An endorsement by the president would be a pivotal moment in the as-yet-undeclared race.
Mr. Paxton, in his interview with The Times at a Dallas social club, said he had already been talking with people in the president’s orbit about it.
“I haven’t directly talked to him,” he said. “I’ve talked to people around him. They’re very aware of this ongoing possibility.”
He added that he had heard “nothing negative, that’s for sure.”
Indeed, things have been looking up for Mr. Paxton lately.
For years, he had been battling overlapping corruption investigations into his actions as attorney general and a separate state indictment for securities fraud. But he emerged victorious, surviving an impeachment trial in the Texas Senate in 2023 and reaching a settlement last year in his criminal indictment, which involved paying restitution but not admitting to any wrongdoing.
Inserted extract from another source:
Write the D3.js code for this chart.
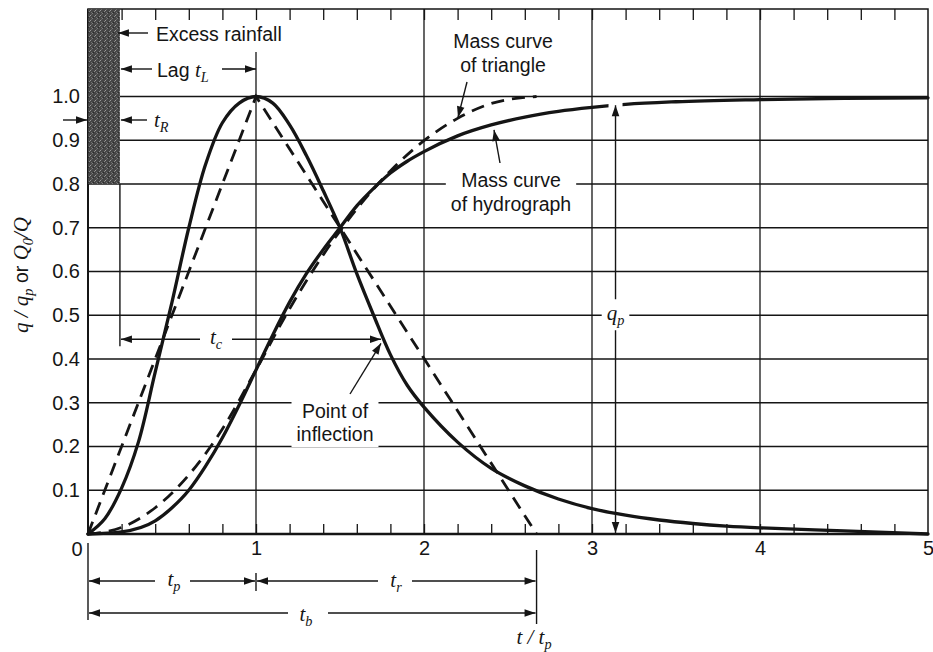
<!DOCTYPE html>
<html><head><meta charset="utf-8">
<script src="https://cdn.jsdelivr.net/npm/d3@7"></script>
<style>
html,body{margin:0;padding:0;background:#fff;}
svg{display:block;}
</style></head>
<body><svg id="c" width="933" height="652"></svg>
<script>
// ---------- data ----------
const tHydro = [0,0.1,0.2,0.3,0.4,0.5,0.6,0.7,0.8,0.9,1.0,1.1,1.2,1.3,1.4,1.5,1.6,1.7,1.8,1.9,2.0,2.2,2.4,2.6,2.8,3.0,3.2,3.4,3.6,3.8,4.0,4.5,5.0];
const qHydro = [0,0.035,0.105,0.21,0.37,0.53,0.70,0.845,0.94,0.985,1.0,0.985,0.935,0.865,0.785,0.70,0.595,0.50,0.41,0.34,0.29,0.21,0.15,0.11,0.08,0.058,0.043,0.032,0.024,0.018,0.014,0.007,0];
const tMass = [0,0.2,0.4,0.5,0.6,0.7,0.8,0.9,1.0,1.1,1.2,1.3,1.4,1.5,1.6,1.7,1.8,1.9,2.0,2.2,2.4,2.6,2.8,3.0,3.2,3.5,4.0,4.5,5.0];
const qMass = [0,0.005,0.03,0.06,0.10,0.155,0.22,0.295,0.375,0.455,0.53,0.595,0.65,0.70,0.75,0.79,0.825,0.852,0.874,0.91,0.935,0.953,0.966,0.975,0.982,0.988,0.993,0.996,0.997];
const tTriMass = [0,0.2,0.4,0.6,0.8,1.0,1.2,1.4,1.6,1.8,2.0,2.2,2.4,2.67];
const qTriMass = [0,0.015,0.06,0.135,0.24,0.375,0.515,0.638,0.743,0.830,0.899,0.950,0.984,1.0];
const tTri = [0,1,2.67];
const qTri = [0,1,0];
const xLabelValues = [1,2,3,4,5];
const minorTicks = [0.2,0.4,0.6,0.8,1.0,1.2,1.4,1.6,1.8,2.0,2.2,2.4,2.6,2.8,3.0,3.2,3.4,3.6,3.8,4.0,4.2,4.4,4.6,4.8];
const yTickValues = [0.1,0.2,0.3,0.4,0.5,0.6,0.7,0.8,0.9,1.0];
const rainEnd = 0.19, rainBottom = 0.8;
const tb = 2.67, tInflect = 1.75, qInflect = 0.445, tQp = 3.14, qQpTop = 0.98;

// ---------- setup ----------
const svg = d3.select("#c");
const x = d3.scaleLinear().domain([0,5]).range([88,928]);
const y = d3.scaleLinear().domain([0,1.2]).range([534,9]);
const ink = "#151515";
const SANS = "'Liberation Sans', Arial, Helvetica, sans-serif";
const SERIF = "'Liberation Serif','DejaVu Serif',serif";
const FS = 19.5;

const defs = svg.append("defs");
const pat = defs.append("pattern").attr("id","stip").attr("width",5).attr("height",5).attr("patternUnits","userSpaceOnUse");
pat.append("rect").attr("width",5).attr("height",5).attr("fill","#454545");
[[0,0,"#9a9a9a"],[2,3,"#7e7e7e"],[4,1,"#888"],[1,4,"#666"],[3,2,"#2a2a2a"],[1,2,"#707070"]].forEach(p=>
  pat.append("rect").attr("x",p[0]).attr("y",p[1]).attr("width",1).attr("height",1).attr("fill",p[2]));

// ---------- grid ----------
const grid = svg.append("g").attr("stroke",ink).attr("stroke-width",1.3);
grid.selectAll("line.h").data(yTickValues).join("line").attr("class","h")
  .attr("x1",x(0)).attr("x2",x(5)).attr("y1",d=>y(d)).attr("y2",d=>y(d));
grid.selectAll("line.v").data([1,2,3,4]).join("line").attr("class","v")
  .attr("x1",d=>x(d)).attr("x2",d=>x(d)).attr("y1",d=>d===1?52:y(1.2)).attr("y2",y(0));

// ticks
const tickStyle = g=>{g.select(".domain").remove(); g.selectAll("line").attr("stroke",ink).attr("stroke-width",1.3);};
svg.append("g").attr("transform",`translate(0,${y(0)})`)
  .call(d3.axisTop(x).tickValues(minorTicks).tickSize(10).tickFormat("")).call(tickStyle);
svg.append("g").attr("transform",`translate(0,${y(1.2)})`)
  .call(d3.axisBottom(x).tickValues(minorTicks).tickSize(11).tickFormat("")).call(tickStyle);

// labels on axes
const xl = svg.append("g").attr("transform",`translate(0,${y(0)})`)
  .call(d3.axisBottom(x).tickValues(xLabelValues).tickSize(0).tickPadding(7).tickFormat(d3.format("d")));
xl.select(".domain").remove();
xl.selectAll("text").attr("font-family",SANS).attr("font-size",20).attr("fill",ink);
const yl = svg.append("g").attr("transform",`translate(${x(0)},0)`)
  .call(d3.axisLeft(y).tickValues(yTickValues).tickSize(0).tickPadding(8).tickFormat(d3.format(".1f")));
yl.select(".domain").remove();
yl.selectAll("text").attr("font-family",SANS).attr("font-size",20).attr("fill",ink);
svg.append("text").attr("x",x(0)-11).attr("y",y(0)+22).attr("text-anchor","middle")
  .attr("font-family",SANS).attr("font-size",20).attr("fill",ink).text("0");

// frame
svg.append("rect").attr("x",x(0)).attr("y",y(1.2)).attr("width",x(5)-x(0)).attr("height",y(0)-y(1.2))
  .attr("fill","none").attr("stroke",ink).attr("stroke-width",1.5);
svg.append("line").attr("x1",x(0)).attr("x2",x(5)).attr("y1",y(0)).attr("y2",y(0)).attr("stroke",ink).attr("stroke-width",2.4);
svg.append("line").attr("x1",x(0)).attr("x2",x(0)).attr("y1",y(1.2)).attr("y2",y(0)).attr("stroke",ink).attr("stroke-width",2);

// rainfall bar
svg.append("rect").attr("x",x(0)).attr("y",y(1.2)).attr("width",x(rainEnd)-x(0)).attr("height",y(rainBottom)-y(1.2))
  .attr("fill","url(#stip)");

// ---------- helpers ----------
function arrow(g,x1,y1,x2,y2,head=true){
  g.append("line").attr("x1",x1).attr("y1",y1).attr("x2",x2).attr("y2",y2).attr("stroke",ink).attr("stroke-width",1.4);
  if(!head) return;
  const a = Math.atan2(y2-y1,x2-x1), L=11, w=3.8;
  const bx = x2 - L*Math.cos(a), by = y2 - L*Math.sin(a);
  const px = -Math.sin(a)*w, py = Math.cos(a)*w;
  g.append("path").attr("d",`M${x2},${y2}L${bx+px},${by+py}L${bx-px},${by-py}Z`).attr("fill",ink);
}
function textBox(g,node){
  const b = node.getBBox();
  g.insert("rect",":first-child").attr("x",b.x-5).attr("y",b.y-2).attr("width",b.width+10).attr("height",b.height+4).attr("fill","#fff");
}
function mathText(g,px,py,parts,anchor="middle",size=21){
  const t = g.append("text").attr("x",px).attr("y",py).attr("text-anchor",anchor).attr("fill",ink).attr("font-size",size);
  let shifted = 0;
  parts.forEach(([s,k])=>{
    const ts = t.append("tspan").text(s);
    let dy = 0;
    if(k==="sub"){ ts.attr("font-family",SERIF).attr("font-style","italic").attr("font-size",size*0.68); if(!shifted){dy=5;shifted=1;} }
    else { if(shifted){dy=-5;shifted=0;} if(k==="it"){ts.attr("font-family",SERIF).attr("font-style","italic");} else {ts.attr("font-family",SANS).attr("font-size",FS);} }
    if(dy) ts.attr("dy",dy);
  });
  return t;
}

// ---------- curves ----------
const curves = svg.append("g").attr("fill","none").attr("stroke",ink).attr("stroke-linecap","round");
const smooth = d3.line().x(d=>x(d[0])).y(d=>y(d[1])).curve(d3.curveCatmullRom.alpha(0.5));
const mono = d3.line().x(d=>x(d[0])).y(d=>y(d[1])).curve(d3.curveMonotoneX);
const straight = d3.line().x(d=>x(d[0])).y(d=>y(d[1]));
curves.append("path").datum(d3.zip(tHydro,qHydro)).attr("d",smooth).attr("stroke-width",3.3);
curves.append("path").datum(d3.zip(tMass,qMass)).attr("d",mono).attr("stroke-width",3.3);
curves.append("path").datum(d3.zip(tTri,qTri)).attr("d",straight).attr("stroke-width",2.8).attr("stroke-dasharray","13,8").attr("stroke-linecap","butt");
curves.append("path").datum(d3.zip(tTriMass,qTriMass)).attr("d",mono).attr("stroke-width",2.8).attr("stroke-dasharray","13,8").attr("stroke-linecap","butt");
// white halo where the q_p arrow meets the mass curve
curves.append("rect").attr("x",x(tQp)-7).attr("y",y(qQpTop)-4).attr("width",14).attr("height",14).attr("fill","#fff").attr("stroke","none");

// ---------- annotations ----------
const ann = svg.append("g");
arrow(ann,148,33,x(rainEnd)-2,33);
ann.append("text").attr("x",156).attr("y",41).attr("font-family",SANS).attr("font-size",FS).attr("fill",ink).text("Excess rainfall");
arrow(ann,152,69,x(rainEnd)+1,69);
mathText(ann,157,77,[["Lag ","rm"],["t","it"],["L","sub"]],"start");
arrow(ann,222,69,x(1),69);
arrow(ann,63,120,x(0)-1,120);
arrow(ann,147,120,x(rainEnd)+1,120);
mathText(ann,154,127,[["t","it"],["R","sub"]],"start");
// tc
ann.append("line").attr("x1",x(rainEnd)).attr("x2",x(rainEnd)).attr("y1",y(rainBottom)).attr("y2",y(qInflect)+7).attr("stroke",ink).attr("stroke-width",1.4);
arrow(ann,200,y(qInflect),x(rainEnd)+1,y(qInflect));
arrow(ann,232,y(qInflect),x(tInflect)-1,y(qInflect));
mathText(ann,216,y(qInflect)+5,[["t","it"],["c","sub"]]);
// Point of inflection
{
  const g = ann.append("g");
  const t = g.append("text").attr("text-anchor","middle").attr("font-family",SANS).attr("font-size",FS).attr("fill",ink);
  t.append("tspan").attr("x",335).attr("y",418).text("Point of");
  t.append("tspan").attr("x",335).attr("y",441).text("inflection");
  textBox(g,t.node());
  arrow(ann,350,394,x(tInflect)-1,y(qInflect)+4);
}
// Mass curve of triangle
{
  const t = ann.append("text").attr("text-anchor","middle").attr("font-family",SANS).attr("font-size",FS).attr("fill",ink);
  t.append("tspan").attr("x",503).attr("y",48).text("Mass curve");
  t.append("tspan").attr("x",503).attr("y",72).text("of triangle");
  arrow(ann,467,82,458,y(0.95)-1);
}
// Mass curve of hydrograph
{
  const g = ann.append("g");
  const t = g.append("text").attr("text-anchor","middle").attr("font-family",SANS).attr("font-size",FS).attr("fill",ink);
  t.append("tspan").attr("x",511).attr("y",187).text("Mass curve");
  t.append("tspan").attr("x",511).attr("y",211).text("of hydrograph");
  textBox(g,t.node());
  arrow(ann,500,163,494,y(0.935)+5);
}
// qp
{
  const xq = x(tQp), yTop = y(qQpTop);
  arrow(ann,xq,y(0.5),xq,yTop);
  arrow(ann,xq,y(0.5),xq,y(0)-1);
  const g = ann.append("g");
  const t = mathText(g,xq,y(0.5)+5,[["q","it"],["p","sub"]]);
  textBox(g,t.node());
}
// bottom dimension lines
const dim = svg.append("g");
dim.append("line").attr("x1",x(0)).attr("x2",x(0)).attr("y1",543).attr("y2",620).attr("stroke",ink).attr("stroke-width",1.4);
dim.append("line").attr("x1",x(1)).attr("x2",x(1)).attr("y1",573).attr("y2",591).attr("stroke",ink).attr("stroke-width",1.4);
dim.append("line").attr("x1",x(tb)).attr("x2",x(tb)).attr("y1",550).attr("y2",624).attr("stroke",ink).attr("stroke-width",1.4);
arrow(dim,155,581,x(0)+1,581);
arrow(dim,190,581,x(1)-1,581);
mathText(dim,174,586,[["t","it"],["p","sub"]]);
arrow(dim,378,581,x(1)+1,581);
arrow(dim,412,581,x(tb)-1,581);
mathText(dim,396,587,[["t","it"],["r","sub"]]);
arrow(dim,288,613,x(0)+1,613);
arrow(dim,328,613,x(tb)-1,613);
mathText(dim,306,621,[["t","it"],["b","sub"]]);
mathText(dim,534,644,[["t / t","it"],["p","sub"]]);

// y-axis title
{
  const g = svg.append("g").attr("transform","translate(28,275) rotate(-90)");
  mathText(g,0,0,[["q / q","it"],["p","sub"],[" or ","rm"],["Q","it"],["0","sub"],["/Q","it"]],"middle",21);
}
</script>
</body></html>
“This is not the way it should be done in our country,” Mr. Paxton said. “If you’re elected, I don’t care if you’re a Democrat, the most liberal Democrat, that shouldn’t happen to you any more than it should happen to me.”
Mr. Paxton said his decision to officially declare his challenge rested on whether he believed he would have enough money to take on an incumbent senator. About $20 million should do it, he said.
Respondents in the internal Fabrizio poll, obtained by The New York Times, were not unaware of the legal and ethical questions that have followed Mr. Paxton for much of his career.
When respondents were asked about the issues and actions they most associated with Mr. Paxton, the top responses included “border security” as well as “corrupt/fraud/crook/liar.”
For Mr. Cornyn, the top term associated with him underscored his challenges with an increasingly conservative Texas Republican primary electorate: “RINO” — meaning, Republican in name only.